Part I
It is the early 1960s, and Thomas " Satch " Sanders , the lanky product of 116th Street and Lenox Avenue in Harlem, now a few years out of New York University, is on a road trip with the Boston Celtics. Times are still tough for blacks on the road. The Lester Maddox types still think about swinging ax handles as they stand in front of their restaurants rather than serve blacks.
This trip takes the team to Marion, Indiana, where a proud mayor rolls out the red carpet and hands each player a key to the city. The athletes are hungry, though, and once the ceremonies are over, they rush off to the nearest restaurant. There, Sanders and two of his teammates, Bill Russell and K. C. Jones, are refused service because of the color of their skin. That night Russell, incensed, takes a cab to the mayor's front door and throws the keys to the city back at him.
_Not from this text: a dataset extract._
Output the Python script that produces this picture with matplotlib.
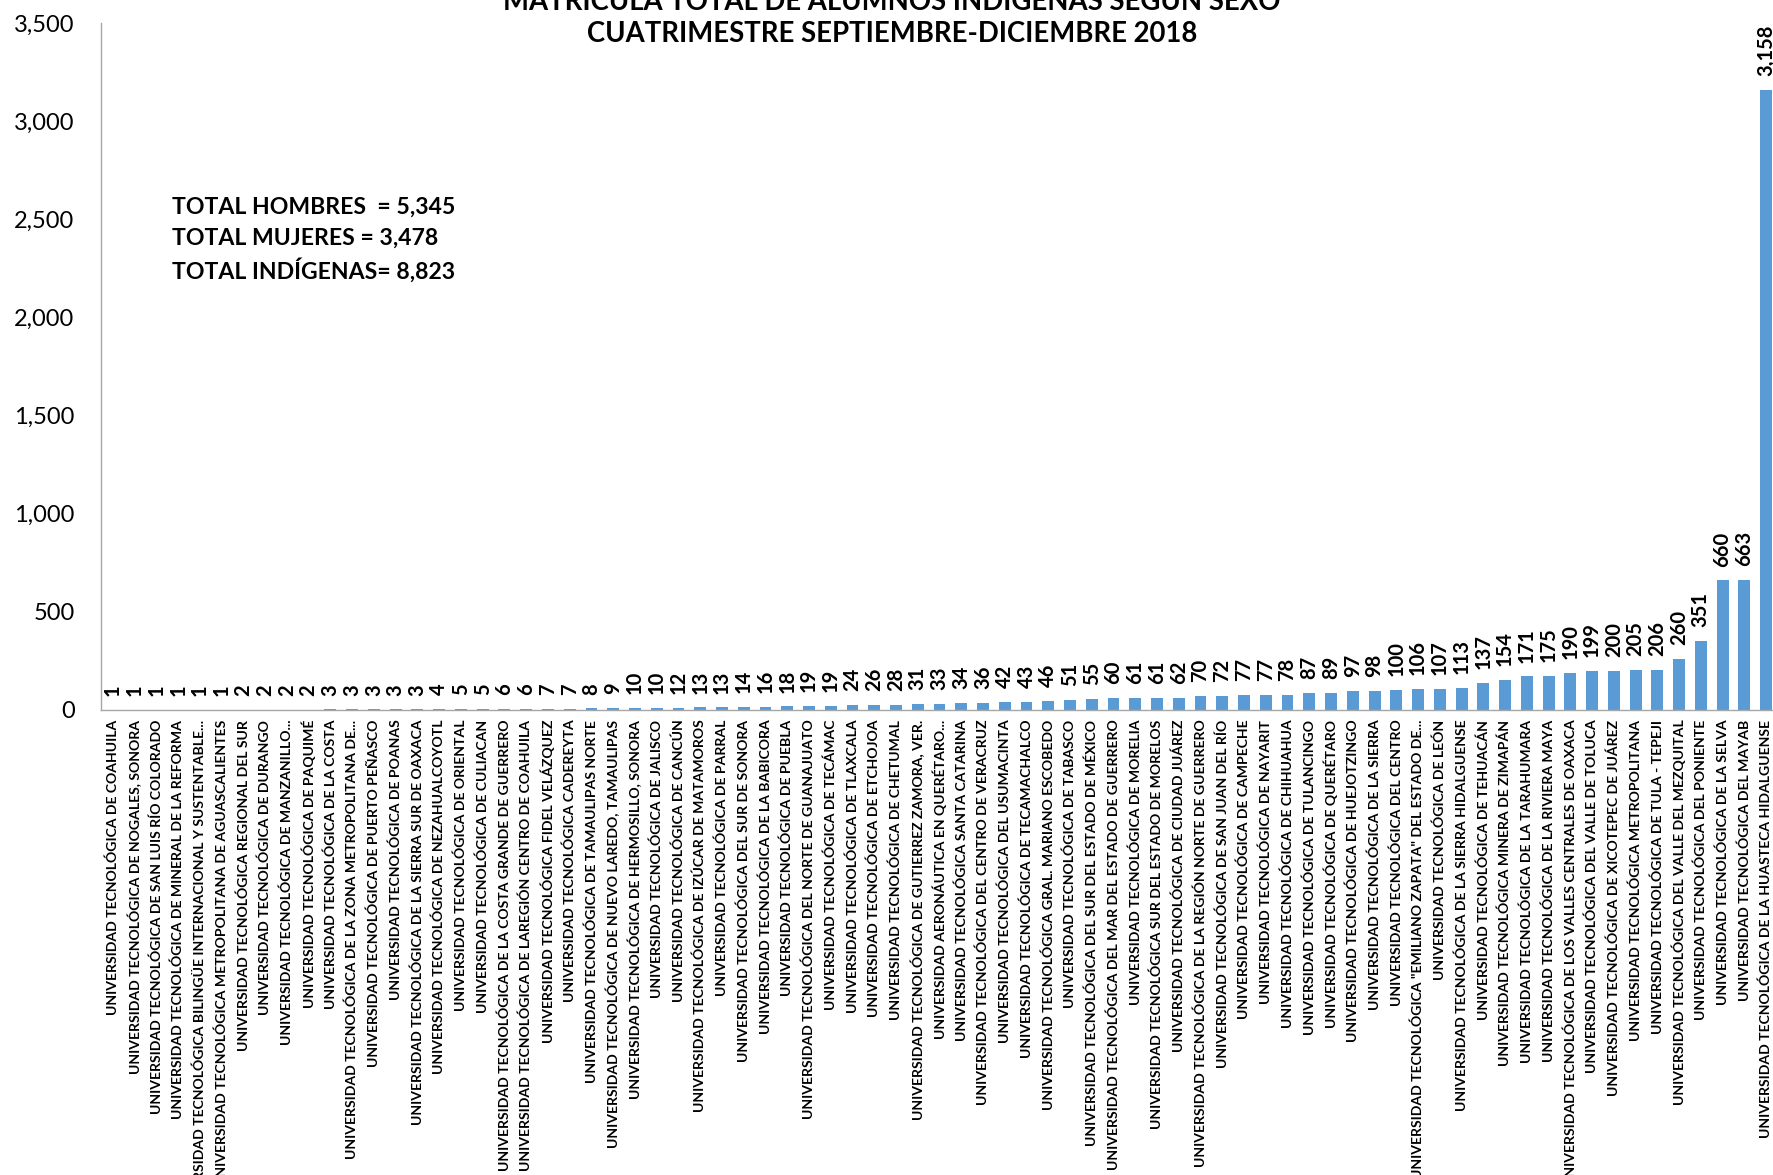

The next day sees the team in Louisville, Kentucky, for an exhibition game. When the black players head for the hotel coffee shop, once again they are turned away. Only when the management discovers that they are ball players are the rules changed. The black players take their seats at the table and, as the waiter begins to take their orders, they tell him that they were only kidding, that they aren't really with the Celtics. Again, suddenly, they are told to leave. The next day, following Russell's lead, the black players refuse to play in the Louisville game.
Today Tom Sanders tells the story matter-of-factly, as though it were an occurrence so common that it could no longer cause surprise, that an emotional immunity to such slights sets in. Sanders does not tell you what his white teammate, Tom Heinsohn, recalls about the incident. "You know what Satch did," Heinsohn said some years later. "He cried."